3. Interactive digital configurators

These allow customers to customise their preferred car models in terms of colour, trim, accessories, and features, providing a visual representation of how the chosen options will appear on the vehicle.

Innovative cost-cutting solutions

Dealerships such as Mercedes South Africa are reducing the square footage of their premises and, instead, focusing on the customer experience.

“This trend is termed a ‘destination concept dealership’ and comprises a much smaller space, about 250 square-metres, that can fit two to three cars.

“This type of dealership can be described as a premium outlet with luxury finishings, and is often located within a trendy neighbourhood rather than in a commercial or industrial area.”

Although smaller premises can result in significant cost-savings, Carroll states that these dealerships still require safe locations to house their high-value vehicle stock. The innovators among these dealerships are storing their stock not on display at their affiliated Accident Repair Centres.

“While this approach can be financially beneficial in that it reduces monthly rental costs, dealerships must take into account the security and insurance-related considerations associated with housing expensive vehicles off-site.”

SA Automotive industry under pressure

The 10 interest rate hikes over the past two years have been felt by vehicle dealerships who have had to contend with elevating monthly rental costs on their premises and lowered consumer demand for vehicles.

Citing the National Association of Automobile Manufacturers of South Africa’s (NAAMSA) CEO Confidence Index for Q1 2023, he says 20 percent of respondents reported a decline in domestic new vehicle sales and 43 percent expressed a negative sentiment on new vehicle business conditions.

There is, however, hope as NAAMSA statistics for July 2023 show a 4.46 percent year-on-year increase in domestic vehicle sales.

“Vehicle exports have also increased by 9 percent year-on-year and total domestic vehicle production numbers have increased by 13.95 percent from July 2022.”
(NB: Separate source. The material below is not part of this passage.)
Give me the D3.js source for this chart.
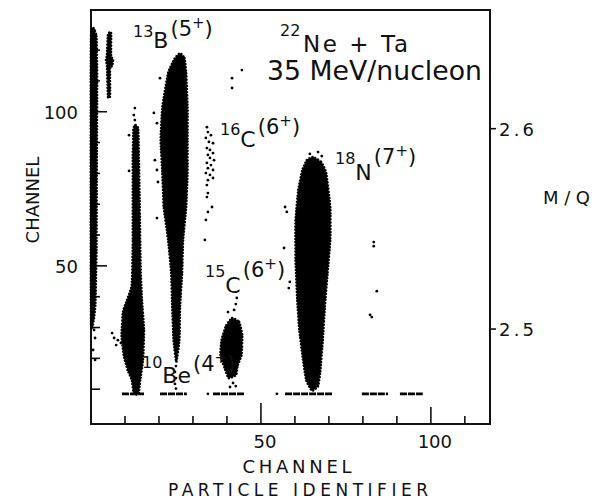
<!DOCTYPE html>
<html>
<head>
<meta charset="utf-8">
<script src="https://cdn.jsdelivr.net/npm/d3@7"></script>
<style>
  body { margin: 0; background: #fff; }
  text { font-family: "DejaVu Sans", sans-serif; fill: #111; }
</style>
</head>
<body>
<div id="chart"></div>
<script>
// ---- data (channel units) ----
var xTicks = [10, 20, 30, 40, 50, 60, 70, 80, 90, 100, 110];
var xLabels = [50, 100];
var yTicks = [10, 20, 30, 40, 50, 60, 70, 80, 90, 100, 110, 120];
var yLabels = [50, 100];
var mqValues = [2.5, 2.6];
var mqChannels = [29.5, 94.5];   // channel heights where the M/Q ticks sit

// dense groups, outlined [PI channel, channel]
var leftBand = [[0, 124.2], [1.6, 124.5], [1.8, 110], [1.7, 80], [1.6, 55.1], [1.3, 38],
                [0.8, 32.4], [0, 32.4]];
var stripe = [[5.0, 125.2], [5.9, 125.5], [5.9, 118.4], [6.5, 116.8], [6.2, 114.8], [5.6, 114.2],
              [5.6, 105.1], [5.0, 104.8], [4.7, 114.8], [4.4, 116.8], [4.7, 118.4]];
var be10 = [[12.9, 95.7], [13.9, 94.1], [14.3, 71.4], [14.6, 48.7], [15.0, 38.9], [15.6, 29.2],
            [15.3, 19.5], [14.5, 13.0], [14.0, 8.5], [12.6, 8.5], [12.0, 13.0], [10.8, 16.2],
            [9.6, 21.1], [9.0, 27.6], [9.4, 35.0], [10.6, 38.9], [12.0, 43.8], [12.3, 58.4],
            [12.3, 84.3], [12.5, 94.1]];
var b13 = [[26.2, 119.0], [27.5, 117.4], [28.0, 112.6], [28.4, 101.5], [28.4, 90.8], [28.4, 80.1],
           [28.0, 69.1], [27.1, 58.4], [26.8, 47.7], [26.2, 36.7], [26.0, 25.9], [25.1, 18.8],
           [24.3, 25.9], [23.9, 36.7], [23.6, 47.7], [22.7, 58.4], [21.4, 69.1], [21.0, 80.1],
           [20.5, 90.8], [21.0, 101.5], [22.7, 112.6], [24.6, 117.2]];
var c15 = [[41.5, 33.1], [43.6, 31.8], [44.5, 27.6], [44.3, 21.1], [43.2, 17.8], [42.7, 14.6],
           [40.5, 13.6], [39.3, 16.9], [38.1, 21.1], [38.4, 25.9], [39.7, 30.5]];
var n18 = [[65.3, 85.3], [67.7, 83.7], [69.2, 80.1], [70.4, 69.1], [70.4, 58.4], [69.6, 47.7],
           [68.8, 36.7], [68.2, 25.9], [67.4, 15.2], [66.8, 11.0], [65.0, 9.5], [63.3, 13.0],
           [62.2, 21.1], [61.3, 29.2], [60.7, 38.9], [60.2, 51.9], [60.2, 64.9], [61.0, 74.6],
           [62.2, 81.1], [63.5, 84.3]];

// single events
var c16Points = [[34.1, 95.0], [34.4, 93.4], [35.3, 92.4], [33.8, 91.5], [34.7, 90.2], [35.9, 89.8],
                 [34.1, 88.2], [35.0, 87.6], [35.9, 86.6], [34.4, 86.0], [35.0, 85.0], [36.2, 84.3],
                 [34.1, 83.4], [35.3, 82.7], [34.4, 81.7], [35.9, 81.1], [33.8, 80.1], [35.0, 79.5],
                 [35.9, 78.5], [34.4, 77.8], [34.1, 76.2], [34.4, 73.6], [34.1, 72.3], [35.6, 69.1],
                 [34.4, 67.5], [33.8, 64.9], [33.5, 58.4]];
var strayPoints = [
  [0.9, 126.5], [0.9, 29.2], [1.2, 26.6], [0.6, 22.7], [1.2, 19.5],
  [12.9, 101.2], [12.6, 98.9], [12.9, 97.3], [11.2, 92.4], [11.2, 80.8],
  [6.2, 28.2], [6.8, 26.6], [7.9, 25.9], [8.8, 25.0], [7.4, 24.3],
  [20.3, 110.9], [18.5, 99.6], [19.4, 96.3], [18.8, 84.3], [19.4, 81.1], [19.7, 77.2],
  [19.4, 65.5], [21.2, 86.6],
  [25.0, 17.5], [24.7, 15.6], [25.0, 13.6], [24.7, 11.7], [25.0, 10.2],
  [41.5, 110.9], [44.4, 113.5], [41.5, 107.7],
  [42.9, 39.6], [42.6, 37.6], [42.1, 35.7], [40.3, 35.0], [41.8, 12.0], [42.6, 11.0], [40.9, 10.7],
  [57.1, 69.1], [57.6, 67.5], [56.8, 55.8], [58.5, 44.8], [58.2, 42.8],
  [64.4, 86.3], [66.8, 86.9], [67.9, 85.6],
  [83.2, 57.7], [83.2, 56.4], [84.1, 41.8], [82.1, 34.1], [82.6, 33.4],
  [34.4, 8.5], [54.7, 8.5]
];
// row of events along the bottom (channel ~8.5): [from, to] in PI channel
var bottomRowY = 8.5;
var bottomRow = [[9.1, 15.6], [20.3, 28.2], [35.9, 45.0], [57.1, 71.2], [79.7, 87.4], [90.9, 97.6]];

// ---- chart ----
var W = 598, H = 503;
var svg = d3.select("#chart").append("svg").attr("width", W).attr("height", H);

var x = d3.scaleLinear().domain([0, 117.4]).range([91, 490]);
var y = d3.scaleLinear().domain([-1.3, 133]).range([424, 10]);
var mq = d3.scaleLinear().domain(mqValues).range(mqChannels.map(y));

// frame
svg.append("rect")
  .attr("x", x(0)).attr("y", y(133))
  .attr("width", x(117.4) - x(0)).attr("height", y(-1.3) - y(133))
  .attr("fill", "none").attr("stroke", "#111").attr("stroke-width", 2);

// bottom ticks (inward)
svg.append("g").selectAll("line").data(xTicks).enter().append("line")
  .attr("x1", d => x(d)).attr("x2", d => x(d))
  .attr("y1", y(-1.3)).attr("y2", d => y(-1.3) - (d == 50 ? 21 : d == 100 ? 17 : 8))
  .attr("stroke", "#111").attr("stroke-width", 1.6);
svg.append("g").selectAll("text").data(xLabels).enter().append("text")
  .attr("x", d => x(d) + 4).attr("y", 448)
  .attr("text-anchor", "middle").style("font-size", "18px")
  .text(d => d);

// left ticks (inward)
svg.append("g").selectAll("line").data(yTicks).enter().append("line")
  .attr("x1", x(0)).attr("x2", d => x(0) + (yLabels.indexOf(d) >= 0 ? 16 : 9))
  .attr("y1", d => y(d)).attr("y2", d => y(d))
  .attr("stroke", "#111").attr("stroke-width", 1.6);
svg.append("g").selectAll("text").data(yLabels).enter().append("text")
  .attr("x", 78).attr("y", d => y(d) + 7)
  .attr("text-anchor", "end").style("font-size", "18px")
  .text(d => d);

// right M/Q ticks (outward)
svg.append("g").selectAll("line").data(mqValues).enter().append("line")
  .attr("x1", x(117.4)).attr("x2", x(117.4) + 6)
  .attr("y1", d => mq(d)).attr("y2", d => mq(d))
  .attr("stroke", "#111").attr("stroke-width", 1.6);
svg.append("g").selectAll("text").data(mqValues).enter().append("text")
  .attr("x", x(117.4) + 9).attr("y", d => mq(d) + 7)
  .attr("textLength", 35).attr("lengthAdjust", "spacing")
  .style("font-size", "18px")
  .text(d => d.toFixed(1));

// axis titles
svg.append("text").attr("x", 297).attr("y", 473)
  .attr("text-anchor", "middle").style("font-size", "18px")
  .attr("textLength", 109).attr("lengthAdjust", "spacing").text("CHANNEL");
svg.append("text").attr("x", 298).attr("y", 496)
  .attr("text-anchor", "middle").style("font-size", "17px")
  .attr("textLength", 260).attr("lengthAdjust", "spacing").text("PARTICLE IDENTIFIER");
svg.append("text").attr("transform", "translate(39,200) rotate(-90)")
  .attr("text-anchor", "middle").style("font-size", "18px")
  .text("CHANNEL");
svg.append("text").attr("x", 543).attr("y", 204)
  .style("font-size", "18px")
  .attr("textLength", 47).attr("lengthAdjust", "spacing").text("M/Q");

// dense groups
var blob = d3.line().x(d => x(d[0])).y(d => y(d[1])).curve(d3.curveCardinalClosed.tension(0.6));
[leftBand, stripe, be10, b13, c15, n18].forEach(function (c) {
  svg.append("path").attr("d", blob(c))
    .attr("fill", "#000").attr("stroke", "#000")
    .attr("stroke-width", 2.6).attr("stroke-linecap", "round")
    .attr("stroke-dasharray", "0.1 3");
});

// single events
svg.append("g").selectAll("circle").data(c16Points.concat(strayPoints)).enter().append("circle")
  .attr("cx", d => x(d[0])).attr("cy", d => y(d[1])).attr("r", 1.4).attr("fill", "#000");

svg.append("g").selectAll("line").data(bottomRow).enter().append("line")
  .attr("x1", d => x(d[0])).attr("x2", d => x(d[1]))
  .attr("y1", y(bottomRowY)).attr("y2", y(bottomRowY))
  .attr("stroke", "#000").attr("stroke-width", 2.8)
  .attr("stroke-dasharray", "7 1");

// isotope labels: mass number, element, charge state
var isotopes = [
  { mass: "13", el: "B", q: "5" },
  { mass: "16", el: "C", q: "6" },
  { mass: "15", el: "C", q: "6" },
  { mass: "18", el: "N", q: "7" },
  { mass: "10", el: "Be", q: "4" }
];
// layout: left of mass number, its baseline, then element and charge baselines
var isoPos = [
  [133, 37, 48, 36],
  [220, 135, 147, 134],
  [205, 277, 293, 277],
  [335, 164, 180, 164],
  [142, 368, 383, 371]
];
isotopes.forEach(function (d, i) {
  var p = isoPos[i];
  var t = svg.append("text").attr("x", p[0]).attr("y", p[1]);
  t.append("tspan").style("font-size", "16px").text(d.mass);
  t.append("tspan").style("font-size", "22px").attr("dy", p[2] - p[1]).text(d.el);
  t.append("tspan").style("font-size", "21px").attr("dy", p[3] - p[2]).attr("dx", 2).text("(" + d.q);
  t.append("tspan").style("font-size", "15px").attr("dy", -8).text("+");
  t.append("tspan").style("font-size", "21px").attr("dy", 8).text(")");
});

// reaction
var r = svg.append("text").attr("x", 280).attr("y", 36);
r.append("tspan").style("font-size", "16px").text("22");
svg.append("text").attr("x", 303).attr("y", 52).style("font-size", "23px")
  .attr("textLength", 105).attr("lengthAdjust", "spacing").text("Ne + Ta");
svg.append("text").attr("x", 267).attr("y", 80).style("font-size", "27px")
  .attr("textLength", 215).attr("lengthAdjust", "spacingAndGlyphs").text("35 MeV/nucleon");
</script>
</body>
</html>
In addition, Carroll says various economic forecasters are predicting imminent rate cuts now that inflation has dropped.

“Lowered interest rates are the most significant contributor to consumer demand for new vehicles and we expect to see this translate to increased dealership sales and demand for larger premises to accommodate the new stock.”

But dealerships cannot rely on economic factors alone to assist with their recovery and need to look at other avenues to cut costs and reduce revenues. While they have pursued various avenues to stay financially afloat, the potential cost-savings unlocked by re-gearing their lease agreements or reducing occupied space are often overlooked.

“Innovative solutions are required to help get the industry back on its feet.”

With the prospect of recovery on the horizon, Carroll explains that the clear path forward involves rethinking premises and embracing technology.

“The automotive sector's ability to adapt and capitalise on these opportunities could well determine its future success.”